I took Lilith on her late afternoon constitutional. She had just pooped for the fourth time today, and I had just scooped it up into one of those green bags that management provides so we don't leave pet poop around when a woman in an old blue van pulled into guest parking and asked if I live here. Yes. Down at the end? she asked. No, in the middle. She said she'd give me $10 to take an envelope to someone at the end of the parking lot. Her husband had been living with his girlfriend for a couple years down there. "He's nice to other people," she said. I asked if it would help if I walked her to the door, and she said no. So, again waving off the $10 and signing a paper to the effect that I would deliver the divorce papers, Lilith and I headed off.
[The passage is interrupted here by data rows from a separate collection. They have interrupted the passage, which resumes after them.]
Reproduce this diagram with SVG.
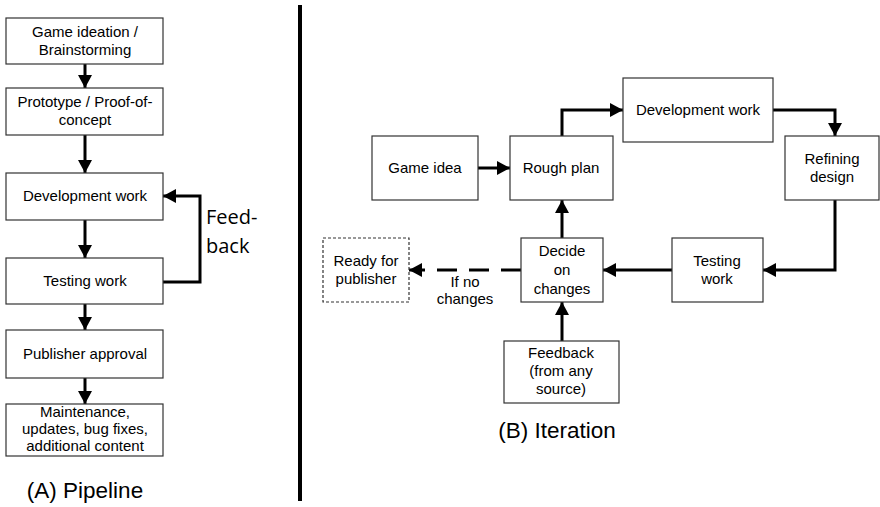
<svg xmlns="http://www.w3.org/2000/svg" width="880" height="507" viewBox="0 0 880 507">
<style>
.box{fill:#fff;stroke:#333;stroke-width:1.2}
.dbox{fill:#fff;stroke:#333;stroke-width:1.2;stroke-dasharray:3 2}
.t{font-family:Arial,"Liberation Sans",sans-serif;font-size:15px;fill:#000;text-anchor:middle}
.big{font-family:Arial,"Liberation Sans",sans-serif;font-size:22.5px;fill:#000;text-anchor:middle}
.fb{font-family:"Open Sans","Noto Sans",sans-serif;font-size:20px;fill:#000}
.c{fill:none;stroke:#000;stroke-width:3}
.dash{fill:none;stroke:#000;stroke-width:3;stroke-dasharray:20 12}
</style>
<defs>
<marker id="ah" markerUnits="userSpaceOnUse" markerWidth="13" markerHeight="14" refX="13" refY="7" orient="auto">
<path d="M0,0 L13,7 L0,14 z" fill="#000"/>
</marker>
</defs>
<rect width="880" height="507" fill="#fff"/>
<line x1="300" y1="5" x2="300" y2="501" stroke="#000" stroke-width="4"/>
<g id="connectors">
<line class="c" x1="85" y1="64" x2="85" y2="88" marker-end="url(#ah)"/>
<line class="c" x1="85" y1="135" x2="85" y2="173" marker-end="url(#ah)"/>
<line class="c" x1="85" y1="220" x2="85" y2="258" marker-end="url(#ah)"/>
<line class="c" x1="85" y1="304" x2="85" y2="330" marker-end="url(#ah)"/>
<line class="c" x1="85" y1="378" x2="85" y2="404" marker-end="url(#ah)"/>
<polyline class="c" points="163,282 200,282 200,196 163,196" marker-end="url(#ah)"/>
<line class="c" x1="478" y1="168" x2="510" y2="168" marker-end="url(#ah)"/>
<polyline class="c" points="562,136 562,110 623,110" marker-end="url(#ah)"/>
<polyline class="c" points="773,110 835,110 835,136" marker-end="url(#ah)"/>
<polyline class="c" points="835,200 835,270 763,270" marker-end="url(#ah)"/>
<line class="c" x1="672" y1="270" x2="603" y2="270" marker-end="url(#ah)"/>
<line class="c" x1="562" y1="238" x2="562" y2="200" marker-end="url(#ah)"/>
<line class="c" x1="562" y1="341" x2="562" y2="302" marker-end="url(#ah)"/>
<line class="dash" x1="521" y1="270" x2="409" y2="270" marker-end="url(#ah)"/>
</g>
<g id="a1"><rect class="box" x="6" y="18" width="157" height="46"/><text class="t" x="85" y="37">Game ideation /</text><text class="t" x="85" y="55">Brainstorming</text></g>
<g id="a2"><rect class="box" x="6" y="88" width="157" height="47"/><text class="t" x="85" y="107">Prototype / Proof-of-</text><text class="t" x="85" y="125">concept</text></g>
<g id="a3"><rect class="box" x="6" y="173" width="157" height="47"/><text class="t" x="85" y="201">Development work</text></g>
<g id="a4"><rect class="box" x="6" y="258" width="157" height="46"/><text class="t" x="85" y="286">Testing work</text></g>
<g id="a5"><rect class="box" x="6" y="330" width="157" height="48"/><text class="t" x="85" y="359">Publisher approval</text></g>
<g id="a6"><rect class="box" x="6" y="404" width="157" height="52"/><text class="t" x="85" y="417">Maintenance,</text><text class="t" x="85" y="434">updates, bug fixes,</text><text class="t" x="85" y="451">additional content</text></g>
<g id="feedback-label"><text class="fb" x="206" y="224">Feed-</text><text class="fb" x="206" y="253">back</text></g>
<text class="big" x="85" y="498">(A) Pipeline</text>
<g id="b-game"><rect class="box" x="372" y="136" width="106" height="64"/><text class="t" x="425" y="173">Game idea</text></g>
<g id="b-rough"><rect class="box" x="510" y="136" width="103" height="64"/><text class="t" x="561" y="173">Rough plan</text></g>
<g id="b-dev"><rect class="box" x="623" y="78" width="150" height="64"/><text class="t" x="698" y="115">Development work</text></g>
<g id="b-refine"><rect class="box" x="785" y="136" width="94" height="64"/><text class="t" x="832" y="164">Refining</text><text class="t" x="832" y="182">design</text></g>
<g id="b-test"><rect class="box" x="672" y="238" width="91" height="64"/><text class="t" x="717" y="266">Testing</text><text class="t" x="717" y="284">work</text></g>
<g id="b-decide"><rect class="box" x="521" y="238" width="82" height="64"/><text class="t" x="562" y="256">Decide</text><text class="t" x="562" y="275">on</text><text class="t" x="562" y="294">changes</text></g>
<g id="b-ready"><rect class="dbox" x="323" y="238" width="86" height="64"/><text class="t" x="366" y="266">Ready for</text><text class="t" x="366" y="284">publisher</text></g>
<g id="b-feedback"><rect class="box" x="504" y="341" width="115" height="62"/><text class="t" x="561" y="358">Feedback</text><text class="t" x="561" y="376">(from any</text><text class="t" x="561" y="394">source)</text></g>
<text class="t" x="465" y="287">If no</text>
<text class="t" x="465" y="304">changes</text>
<text class="big" x="557" y="438">(B) Iteration</text>
</svg>
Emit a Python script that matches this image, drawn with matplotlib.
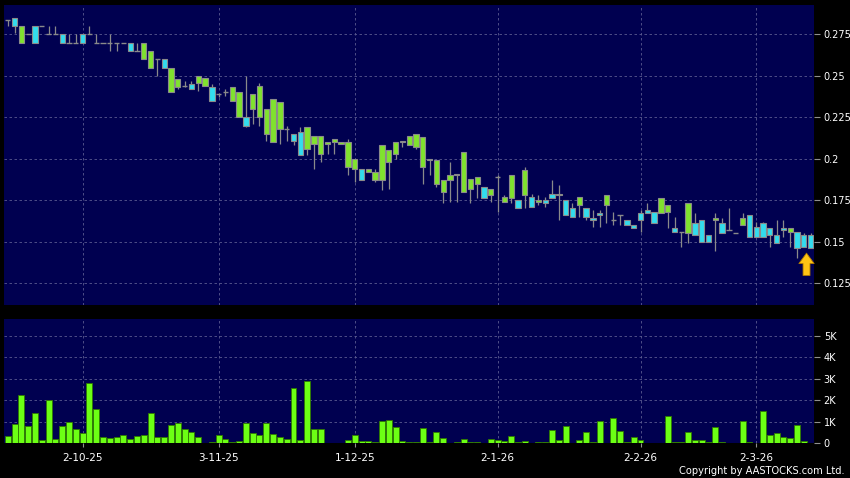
import numpy as np
import pandas as pd
import matplotlib
matplotlib.use('Agg')
import matplotlib.pyplot as plt

# trading days (HK) and holidays
holidays = ['2025-10-01', '2025-10-07', '2025-10-29', '2025-12-25', '2025-12-26',
            '2026-01-01', '2026-02-17', '2026-02-18', '2026-02-19']
dates = pd.bdate_range('2025-09-16', '2026-03-12')
dates = dates[~dates.isin(pd.to_datetime(holidays))]

opens = [0.284, 0.280, 0.280, 0.275, 0.270, 0.280, 0.275, 0.275, 0.270, 0.270,
         0.270, 0.270, 0.275, 0.270, 0.270, 0.270, 0.270, 0.270, 0.265, 0.265,
         0.270, 0.265, 0.260, 0.255, 0.255, 0.248, 0.244, 0.242, 0.250, 0.249,
         0.235, 0.239, 0.240, 0.243, 0.240, 0.220, 0.239, 0.244, 0.230, 0.236,
         0.234, 0.218, 0.211, 0.202, 0.219, 0.214, 0.214, 0.210, 0.212, 0.210,
         0.210, 0.200, 0.187, 0.194, 0.192, 0.208, 0.205, 0.210, 0.210, 0.214,
         0.215, 0.213, 0.200, 0.199, 0.187, 0.190, 0.191, 0.204, 0.188, 0.189,
         0.176, 0.182, 0.189, 0.177, 0.190, 0.170, 0.193, 0.171, 0.175, 0.173,
         0.176, 0.179, 0.166, 0.165, 0.177, 0.165, 0.163, 0.166, 0.178, 0.163,
         0.166, 0.160, 0.158, 0.163, 0.167, 0.161, 0.176, 0.172, 0.156, 0.156,
         0.173, 0.154, 0.150, 0.150, 0.164, 0.155, 0.157, 0.155, 0.164, 0.153,
         0.153, 0.153, 0.154, 0.149, 0.157, 0.158, 0.146, 0.147, 0.146]
highs = [0.284, 0.285, 0.280, 0.275, 0.280, 0.280, 0.280, 0.280, 0.275, 0.275,
         0.275, 0.275, 0.280, 0.275, 0.270, 0.275, 0.270, 0.270, 0.270, 0.270,
         0.270, 0.265, 0.260, 0.260, 0.255, 0.248, 0.247, 0.247, 0.250, 0.249,
         0.245, 0.239, 0.242, 0.243, 0.240, 0.250, 0.239, 0.246, 0.230, 0.236,
         0.234, 0.220, 0.215, 0.219, 0.219, 0.214, 0.214, 0.210, 0.212, 0.210,
         0.212, 0.200, 0.194, 0.194, 0.194, 0.208, 0.205, 0.210, 0.211, 0.214,
         0.215, 0.213, 0.200, 0.199, 0.187, 0.198, 0.191, 0.204, 0.188, 0.189,
         0.183, 0.182, 0.190, 0.178, 0.190, 0.175, 0.195, 0.179, 0.178, 0.177,
         0.187, 0.184, 0.175, 0.173, 0.177, 0.170, 0.169, 0.169, 0.178, 0.168,
         0.166, 0.163, 0.160, 0.169, 0.173, 0.168, 0.176, 0.172, 0.165, 0.156,
         0.173, 0.167, 0.163, 0.154, 0.167, 0.164, 0.170, 0.155, 0.167, 0.166,
         0.162, 0.162, 0.158, 0.163, 0.163, 0.158, 0.156, 0.155, 0.155]
lows = [0.280, 0.276, 0.270, 0.275, 0.270, 0.280, 0.275, 0.275, 0.270, 0.270,
        0.270, 0.270, 0.275, 0.270, 0.270, 0.265, 0.265, 0.270, 0.265, 0.265,
        0.260, 0.255, 0.250, 0.255, 0.240, 0.242, 0.243, 0.242, 0.241, 0.244,
        0.235, 0.237, 0.238, 0.235, 0.225, 0.219, 0.221, 0.220, 0.211, 0.210,
        0.209, 0.211, 0.208, 0.202, 0.202, 0.194, 0.198, 0.203, 0.203, 0.209,
        0.190, 0.186, 0.187, 0.192, 0.186, 0.181, 0.182, 0.200, 0.207, 0.208,
        0.206, 0.185, 0.190, 0.183, 0.173, 0.174, 0.174, 0.180, 0.173, 0.176,
        0.176, 0.174, 0.168, 0.174, 0.173, 0.170, 0.170, 0.171, 0.172, 0.171,
        0.176, 0.163, 0.166, 0.165, 0.165, 0.163, 0.159, 0.159, 0.161, 0.160,
        0.160, 0.160, 0.158, 0.156, 0.167, 0.161, 0.167, 0.158, 0.156, 0.147,
        0.149, 0.154, 0.150, 0.150, 0.144, 0.155, 0.157, 0.155, 0.160, 0.153,
        0.153, 0.153, 0.147, 0.149, 0.153, 0.147, 0.140, 0.147, 0.146]
closes = [0.284, 0.285, 0.270, 0.275, 0.280, 0.280, 0.275, 0.275, 0.275, 0.270,
          0.270, 0.275, 0.275, 0.270, 0.270, 0.270, 0.270, 0.270, 0.270, 0.265,
          0.260, 0.255, 0.260, 0.260, 0.240, 0.243, 0.244, 0.245, 0.246, 0.244,
          0.243, 0.239, 0.240, 0.235, 0.225, 0.225, 0.230, 0.225, 0.215, 0.210,
          0.218, 0.218, 0.215, 0.216, 0.206, 0.209, 0.203, 0.209, 0.210, 0.209,
          0.195, 0.194, 0.194, 0.192, 0.187, 0.187, 0.198, 0.203, 0.211, 0.208,
          0.207, 0.195, 0.199, 0.185, 0.180, 0.187, 0.190, 0.180, 0.182, 0.185,
          0.183, 0.178, 0.189, 0.174, 0.176, 0.175, 0.178, 0.177, 0.174, 0.175,
          0.179, 0.178, 0.175, 0.170, 0.172, 0.170, 0.164, 0.167, 0.172, 0.163,
          0.166, 0.163, 0.160, 0.167, 0.169, 0.168, 0.167, 0.168, 0.158, 0.156,
          0.155, 0.161, 0.163, 0.154, 0.163, 0.161, 0.157, 0.155, 0.160, 0.166,
          0.159, 0.161, 0.158, 0.154, 0.158, 0.156, 0.156, 0.154, 0.154]
# volume in thousands of shares
volume_k = [0.36, 0.90, 2.23, 0.81, 1.43, 0.16, 2.02, 0.19, 0.82, 0.98,
            0.68, 0.50, 2.81, 1.61, 0.31, 0.25, 0.31, 0.39, 0.22, 0.34,
            0.37, 1.43, 0.28, 0.28, 0.85, 0.96, 0.67, 0.51, 0.29, 0.03,
            0.05, 0.37, 0.20, 0.06, 0.12, 0.93, 0.47, 0.37, 0.93, 0.43,
            0.29, 0.19, 2.57, 0.14, 2.90, 0.65, 0.65, 0.01, 0.02, 0.02,
            0.14, 0.40, 0.12, 0.11, 0.06, 1.04, 1.09, 0.76, 0.12, 0.06,
            0.06, 0.73, 0.06, 0.53, 0.23, 0.01, 0.05, 0.20, 0.06, 0.06,
            0.01, 0.20, 0.14, 0.09, 0.36, 0.06, 0.11, 0.01, 0.05, 0.08,
            0.60, 0.14, 0.81, 0.01, 0.14, 0.51, 0.05, 1.05, 0.01, 1.19,
            0.59, 0.06, 0.29, 0.16, 0.01, 0.01, 0.02, 1.27, 0.06, 0.06,
            0.53, 0.16, 0.16, 0.05, 0.76, 0.05, 0.03, 0.01, 1.05, 0.05,
            0.01, 1.49, 0.39, 0.47, 0.31, 0.23, 0.85, 0.09, 0.0]

tick_dates = ['2025-10-02', '2025-11-03', '2025-12-01', '2026-01-02', '2026-02-02', '2026-03-02']
price_ticks = [0.125, 0.15, 0.175, 0.2, 0.225, 0.25, 0.275]
vol_ticks = [0, 1, 2, 3, 4, 5]

BG = '#000050'
GRID = '#5a5a90'
UP = '#33dced'
DOWN = '#80e22e'
EDGE = '#8a8a8a'
VOL = '#6cff14'

o = np.array(opens)
h = np.array(highs)
l = np.array(lows)
c = np.array(closes)
x = np.arange(len(dates))

fig = plt.figure(figsize=(8.5, 4.78), dpi=100, facecolor='black')
ax = fig.add_axes([4 / 850, 173 / 478, 810 / 850, 300 / 478], facecolor=BG)
axv = fig.add_axes([4 / 850, 34.7 / 478, 810 / 850, 124.3 / 478], facecolor=BG)

tick_idx = [dates.get_loc(pd.Timestamp(d)) for d in tick_dates]
tick_lbl = [f"{pd.Timestamp(d).day}-{pd.Timestamp(d).month}-{pd.Timestamp(d):%y}" for d in tick_dates]

# candles
ax.vlines(x, l, h, color=EDGE, lw=0.9, zorder=2)
body_w = 0.78
up = c > o
down = c < o
flat = c == o
ax.bar(x[up], (c - o)[up], bottom=o[up], width=body_w, color=UP,
       edgecolor=EDGE, lw=0.8, zorder=3)
ax.bar(x[down], (o - c)[down], bottom=c[down], width=body_w, color=DOWN,
       edgecolor=EDGE, lw=0.8, zorder=3)
ax.hlines(o[flat], x[flat] - body_w / 2, x[flat] + body_w / 2, color=EDGE, lw=1.0, zorder=3)

# arrow under last candle
last = len(dates) - 1
ax.annotate('', xy=(last - 0.6, l[-1] - 0.003), xytext=(last - 0.6, l[-1] - 0.0165),
            arrowprops=dict(arrowstyle='simple,head_length=0.75,head_width=1.1,tail_width=0.5',
                            mutation_scale=10, fc='#ffc414', ec='#b07a00', lw=0.6,
                            shrinkA=0, shrinkB=0),
            zorder=5)

ax.set_xlim(-0.55, len(dates) - 0.5)
ax.set_ylim(0.1117, 0.2928)
ax.set_yticks(price_ticks)
ax.set_yticklabels([f"{t:g}" for t in price_ticks])
ax.set_xticks(tick_idx)
ax.set_xticklabels([])

# volume
axv.bar(x, volume_k, width=0.88, color=VOL, edgecolor='#2f7a00', lw=0.6, zorder=3)
axv.set_xlim(ax.get_xlim())
axv.set_ylim(0, 5.78)
axv.set_yticks(vol_ticks)
axv.set_yticklabels(['0'] + [f"{t}K" for t in vol_ticks[1:]])
axv.set_xticks(tick_idx)
axv.set_xticklabels(tick_lbl)

for a in (ax, axv):
    for s in a.spines.values():
        s.set_visible(False)
    a.grid(True, color=GRID, ls=(0, (3, 3)), lw=0.6)
    a.set_axisbelow(True)
    a.yaxis.tick_right()
    a.tick_params(axis='y', colors='#909090', labelcolor='white', labelsize=7,
                  length=4, width=0.8, pad=3)
    a.tick_params(axis='x', colors='#909090', labelcolor='white', labelsize=7.5,
                  length=3, width=0.8, pad=4)
ax.tick_params(axis='x', length=0)

fig.text(0.994, 0.004, 'Copyright by AASTOCKS.com Ltd.', color='white', fontsize=7.1,
         ha='right', va='bottom')

fig.savefig('out.png', dpi=100, facecolor='black')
We entered through a gate into a small courtyard and were greeted by a bounding dog and lots of yapping. It's where the strange woman with lots of chihuahuas lives; she always talks to them loudly as if they're difficult people. Mr. P. got up (fortunately, it was he) and came to the door, smiling quizzically at me and Lilith. "Don't ask me how I got involved in this," I said, then handed him the manila envelope, turned and walked out the gate.
and a few days earlier:
When you're driving up University Ave. and you spot a vehicle to the right of you with an old Obama hope sticker on the gas tank. You wonder what the driver is thinking these days and pull up beside a haggard handsome long-haired shirtless man. The light is red. It's Pres. Obama's brother-in-law. So you lower your right window and call out his name. You talk about exhaustion (heads in hands) and how long ago it all was and how he loves Hawai'i, having just been at the beach, and then the light changes and off you go. You tell your daughter and she says, "now _that's_ a Hawai'i story."